Summer brought on the full glory of the farm, with the gardens overflowing with vegetables, the tables laden with food, and an environment of learning in bloom. In July, the black walnut trees started to produce their unripe nuts. Using the wisdom of TikTok, I experimented with creating black walnut ink and Nocino - an Italian liqueur flavored with immature black walnuts. In the midst of the busyness of farming and supporting Farm Fellow activities, the black walnut reminded me to take time to take care of myself through this experimentation.

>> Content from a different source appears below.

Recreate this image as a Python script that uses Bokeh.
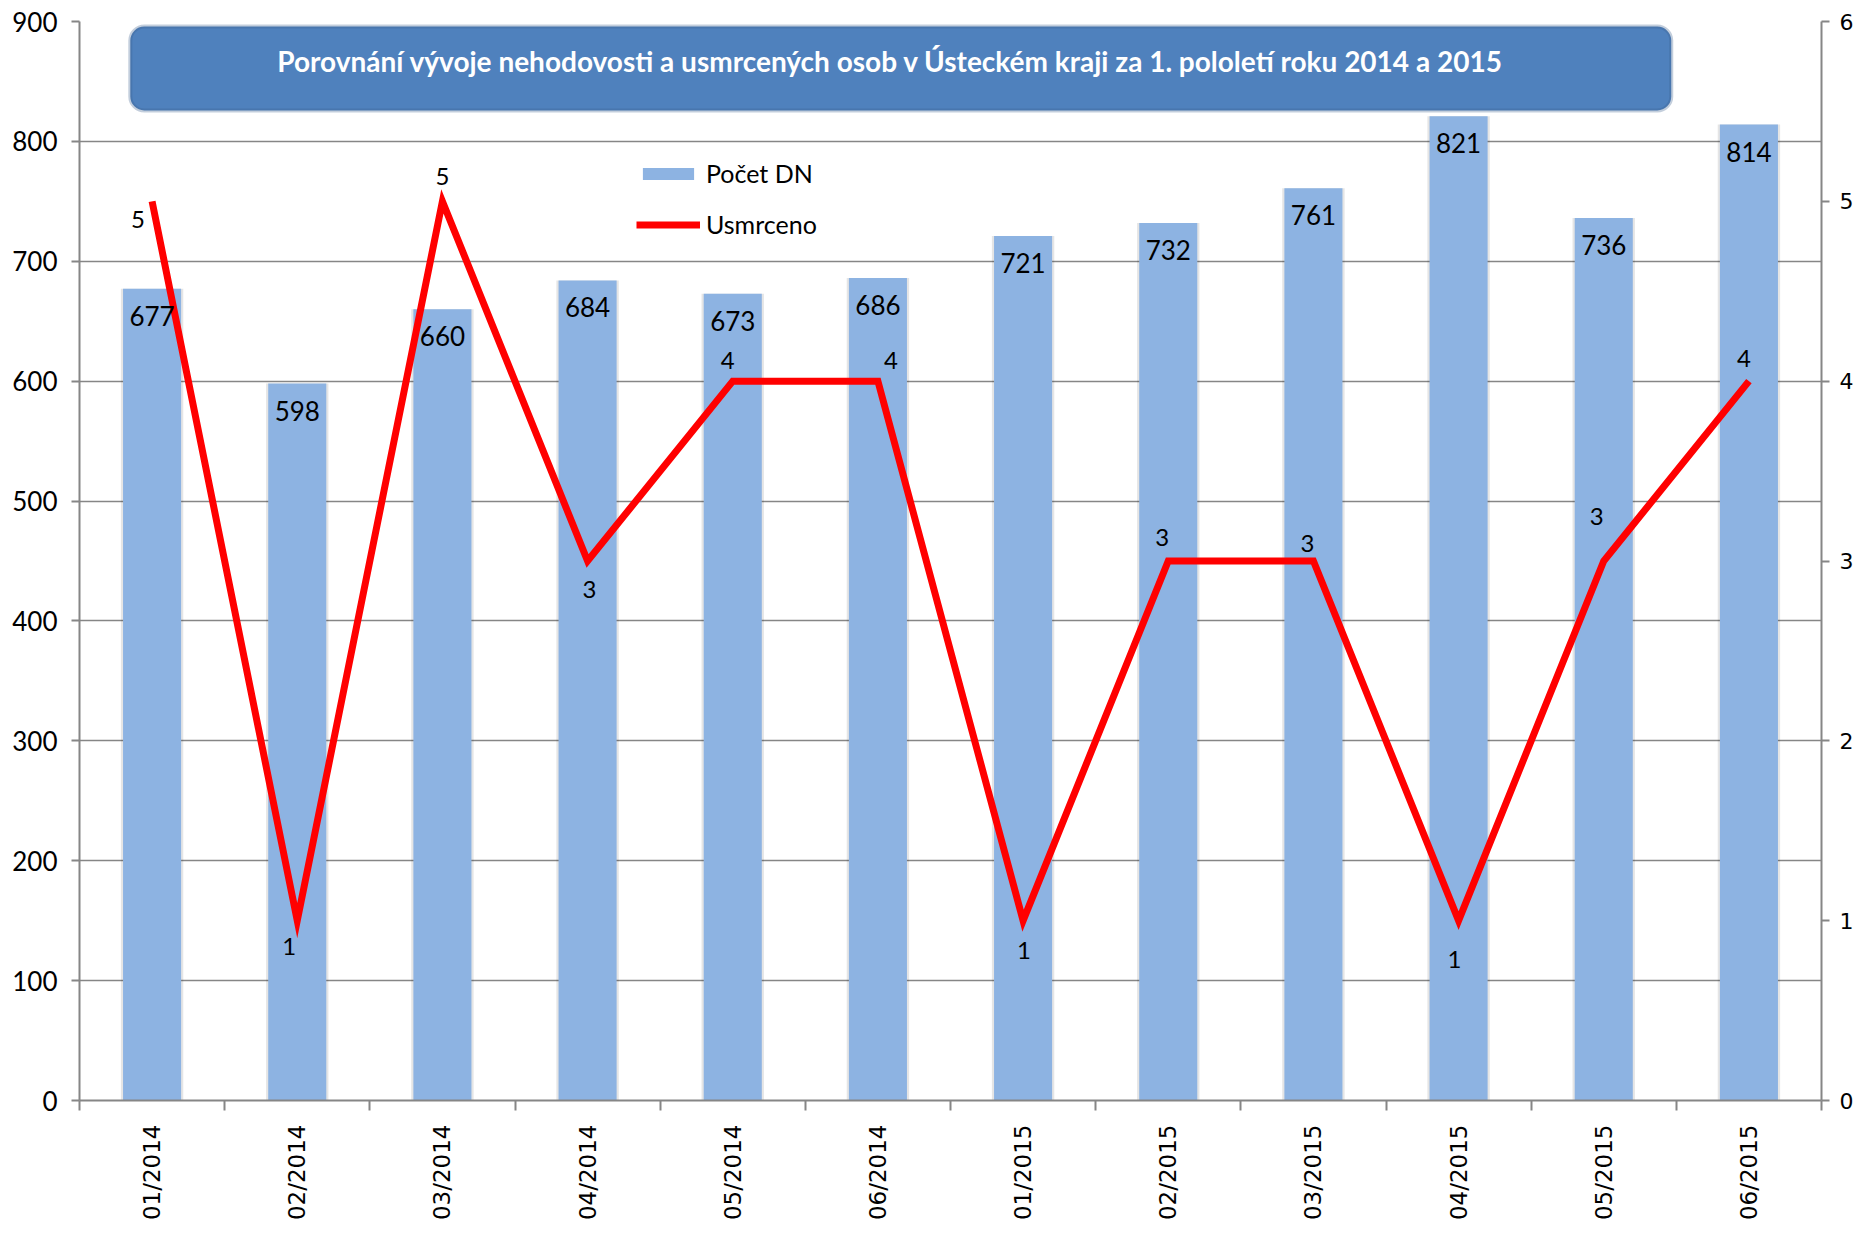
import numpy as np
from bokeh.plotting import figure
from bokeh.models import (ColumnDataSource, Range1d, LinearAxis, FixedTicker,
                          BoxAnnotation, Label, Legend, LegendItem)
from bokeh.core.properties import value
from bokeh.embed import file_html
from bokeh.resources import INLINE

# ---- data ----
months = ["01/2014", "02/2014", "03/2014", "04/2014", "05/2014", "06/2014",
          "01/2015", "02/2015", "03/2015", "04/2015", "05/2015", "06/2015"]
accidents = [677, 598, 660, 684, 673, 686, 721, 732, 761, 821, 736, 814]
killed = [5, 1, 5, 3, 4, 4, 1, 3, 3, 1, 3, 4]
left_ticks = [0, 100, 200, 300, 400, 500, 600, 700, 800, 900]
right_ticks = [0, 1, 2, 3, 4, 5, 6]
series_names = ["Počet DN", "Usmrceno"]
title_text = "Porovnání vývoje nehodovosti  a usmrcených osob v Ústeckém kraji  za  1. pololetí roku 2014 a 2015"

# ---- label offsets for the line's data labels (style, screen px) ----
killed_dx = [-14, -8, 0, 2, -5, 13, 1, -6, -6, -4, -7, -5]
killed_dy = [18, 26, -25, 28, -21, -21, 30, -24, -18, 39, -45, -23]

n = len(months)
xs = [i + 0.5 for i in range(n)]
src = ColumnDataSource(dict(
    x=xs, acc=accidents, acc_txt=[str(v) for v in accidents],
    kil=killed, kil_txt=[str(v) for v in killed],
    dx=killed_dx, dy=killed_dy,
))

GRAY = "#868686"
p = figure(width=1856, height=1240, output_backend="svg", toolbar_location=None,
           x_range=Range1d(0, n), y_range=Range1d(left_ticks[0], left_ticks[-1]),
           min_border_left=79, min_border_right=33, min_border_top=21,
           min_border_bottom=140, background_fill_color="white",
           border_fill_color="white", outline_line_color=None)
p.extra_y_ranges = {"killed": Range1d(right_ticks[0], right_ticks[-1])}

# grid
p.xgrid.visible = False
p.ygrid.ticker = FixedTicker(ticks=left_ticks)
p.ygrid.grid_line_color = GRAY
p.ygrid.grid_line_width = 1.5

# x axis: labels at centres, ticks at boundaries
xa = p.xaxis[0]
xa.ticker = FixedTicker(ticks=xs, minor_ticks=list(range(n + 1)))
xa.major_label_overrides = {x: m for x, m in zip(xs, months)}
xa.major_label_orientation = np.pi / 2
xa.major_tick_out = 0
xa.major_tick_in = 0
xa.minor_tick_out = 10
xa.minor_tick_in = 0
xa.minor_tick_line_color = GRAY
xa.minor_tick_line_width = 2
xa.axis_line_color = GRAY
xa.axis_line_width = 2
xa.major_label_standoff = 14
xa.major_label_text_font = "DejaVu Sans"
xa.major_label_text_font_size = "23px"
xa.major_label_text_color = "black"

# left axis
ya = p.yaxis[0]
ya.ticker = FixedTicker(ticks=left_ticks)
ya.major_tick_out = 8
ya.major_tick_in = 0
ya.minor_tick_out = 0
ya.minor_tick_in = 0
ya.major_tick_line_color = GRAY
ya.major_tick_line_width = 2
ya.axis_line_color = GRAY
ya.axis_line_width = 2
ya.major_label_standoff = 14
ya.major_label_text_font = "Lato"
ya.major_label_text_font_size = "26px"
ya.major_label_text_color = "black"

# right axis
ra = LinearAxis(y_range_name="killed", ticker=FixedTicker(ticks=right_ticks))
ra.major_tick_out = 8
ra.major_tick_in = 0
ra.minor_tick_out = 0
ra.minor_tick_in = 0
ra.major_tick_line_color = GRAY
ra.major_tick_line_width = 2
ra.axis_line_color = GRAY
ra.axis_line_width = 2
ra.major_label_standoff = 10
ra.major_label_text_font = "DejaVu Sans"
ra.major_label_text_font_size = "22px"
ra.major_label_text_color = "black"
p.add_layout(ra, "right")

# bars (soft shadow + bar)
p.vbar(x="x", top="acc", width=0.43, source=src, fill_color="#000000",
       fill_alpha=0.10, line_color=None)
bars = p.vbar(x="x", top="acc", width=0.4, source=src, fill_color="#8DB3E2",
              line_color=None)

# line
line = p.line(x="x", y="kil", source=src, y_range_name="killed",
              line_color="#FF0000", line_width=7, line_join="miter")

# bar data labels
p.text(x="x", y="acc", text="acc_txt", source=src, y_offset=27,
       text_align="center", text_baseline="middle",
       text_font=value("Lato"), text_font_size="26px", text_color="black")

# line data labels
p.text(x="x", y="kil", text="kil_txt", source=src, y_range_name="killed",
       x_offset="dx", y_offset="dy",
       text_align="center", text_baseline="middle",
       text_font=value("Lato"), text_font_size="24px", text_color="black")

# title box
box = BoxAnnotation(left=0.35, right=10.965, top=895.8, bottom=825.8,
                    fill_color="#4F81BD", fill_alpha=1.0,
                    line_color="#385D8A", line_width=4, border_radius=14,
                    level="overlay")
p.add_layout(box)
p.add_layout(Label(x=(0.35 + 10.965) / 2, y=867.0, text=title_text,
                   text_align="center", text_baseline="middle",
                   text_color="white", text_font="Lato",
                   text_font_style="bold", text_font_size="28px",
                   level="overlay"))

# legend
legend = Legend(items=[LegendItem(label=series_names[0], renderers=[bars]),
                       LegendItem(label=series_names[1], renderers=[line])],
                location=(557, 861), orientation="vertical",
                border_line_alpha=0, background_fill_alpha=0,
                glyph_width=64, glyph_height=15, label_height=20,
                spacing=21, padding=0, margin=0, label_standoff=6,
                label_text_font="Lato", label_text_font_size="25px",
                label_text_color="black")
p.add_layout(legend)

open("out.html", "w").write(file_html(p, INLINE))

Autumn was marked by brilliant shifts of color on the leaves and warm days with chilly nights. Yet what struck me the most was the abundance of fruit that grew on our farm and nearby. Last year, a late frost froze all the blossoms off of the fruit trees on our property resulting in a year with no apples and pears. This year, the abundance of apples, pears, cherries, peaches, and pawpaws that I foraged inspired an attitude of gratitude for the bounty we have - because we never know when a late frost will come into our own lives.
As we enter early winter, I find myself yearning for the energy of spring and the myriad of vibrant greens around me. One of the things that give me solace in this time of short days and long nights is the Norway Spruce outside my window. Standing over fifty feet tall, this gentle giant retains its rich color throughout the year. As arboreal allies, they remind me that indeed, some things are evergreen. The drive that AMI possesses to pursue its mission is evergreen. The spirit of creativity and camaraderie that infuses the Allegheny Mountain Farm is evergreen. Finally, and perhaps most importantly, the friendships that I have made here are evergreen. I am grateful for the opportunity to live and learn here during my time as a Fellow and I cannot wait to see where the lessons I have learned will take me.